In her upcoming book I’ll Take Your Questions Now, which has been seen by the Washington Post, Stephanie Grisham claims that at the G20’s Osaka summit in June 2019, she heard Mr Trump murmur to his Russian counterpart that any toughness was just for show.

“Okay, I’m going to act a little tougher with you for a few minutes,” she recalls the president saying. “But it’s for the cameras, and after they leave, we’ll talk. You understand.”

The Trump-Putin sit-down at the Osaka summit came a few months after the release of Robert Mueller’s report on alleged collusion between the Trump presidential campaign and agents of the Kremlin – a report that Trump and his aides, most notably Attorney General Bill Barr, misleadingly claimed had exonerated the president.

The Osaka meeting was also the two presidents’ second major encounter after their infamous joint appearance in Helsinki in 2018, an event that saw Mr Trump side with Mr Putin’s claims that he did not intervene in the 2016 election against all the accounts given by the US intelligence services.

Along with Mr Trump’s alleged words to Mr Putin, Ms Grisham also claims that the Osaka meeting saw the Russian president use a fiendishly simple tactic to throw off Mr Trump’s control of the conversation – at least according to Fiona Hill, then a top administration adviser on Russian matters.

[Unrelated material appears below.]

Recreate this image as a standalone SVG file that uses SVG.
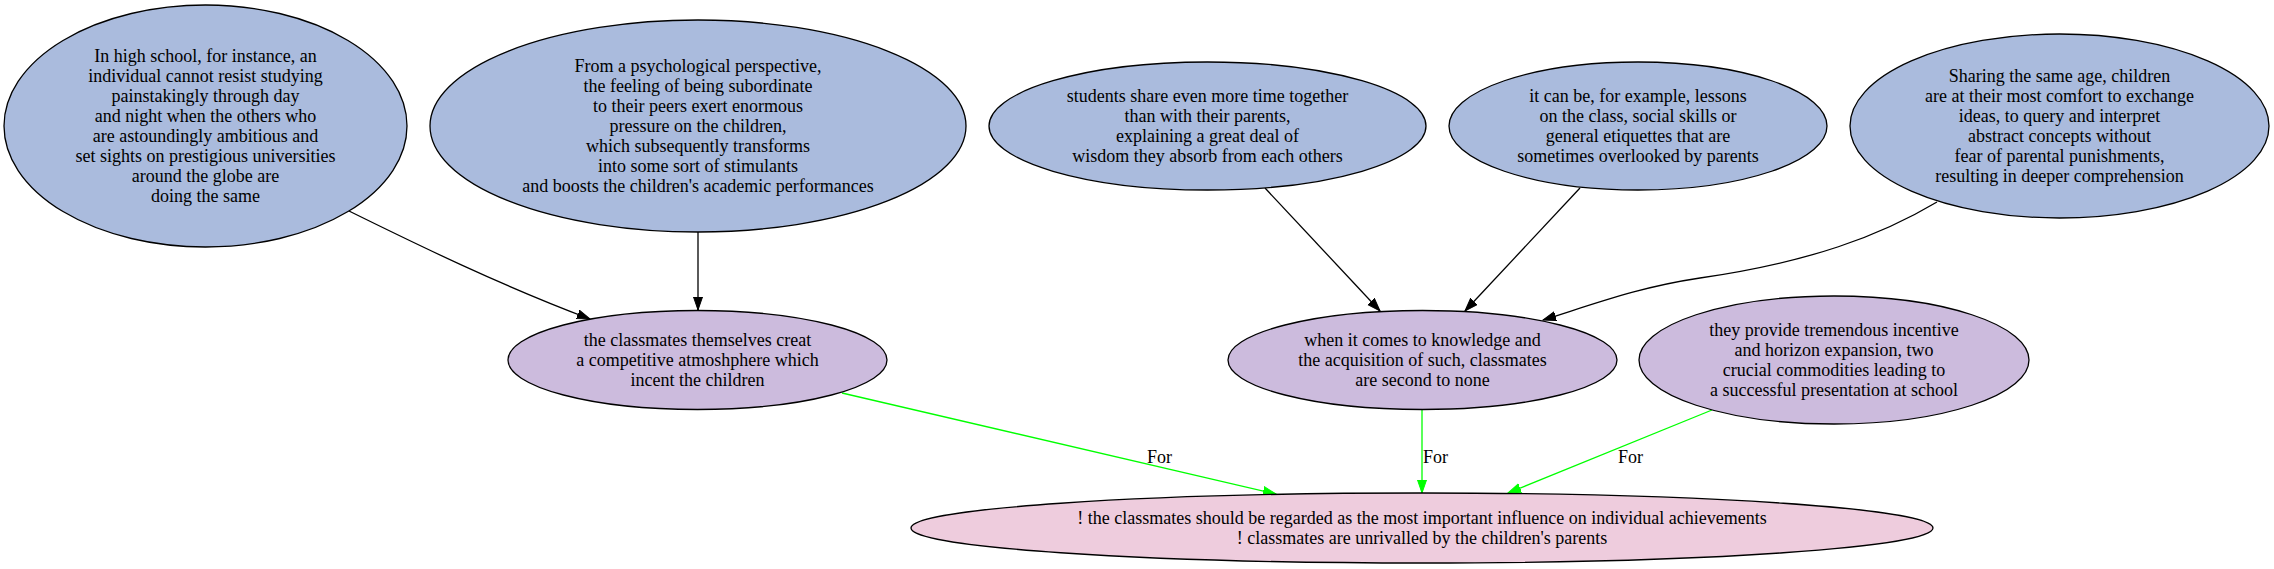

“As the meeting began,” Ms Grisham writes, “Fiona Hill leaned over and asked me if I had noticed Putin’s translator, who was a very attractive brunette woman with long hair, a pretty face, and a wonderful figure. She proceeded to tell me that she suspected the woman had been selected by Putin specifically to distract our president.”

Mr Trump’s private conversations with Vladimir Putin have been a matter of concern since before they even happened, particularly for the intelligence and national security communities. Once Mr Trump left office, State Department translator Marina Gross – often the only American privy to the two men’s discussions – said that to listen to them was like “eavesdropping on two friends chatting in a bar”.

The content of Mr Trump and Mr Putin’s calls is now accessible by Joe Biden.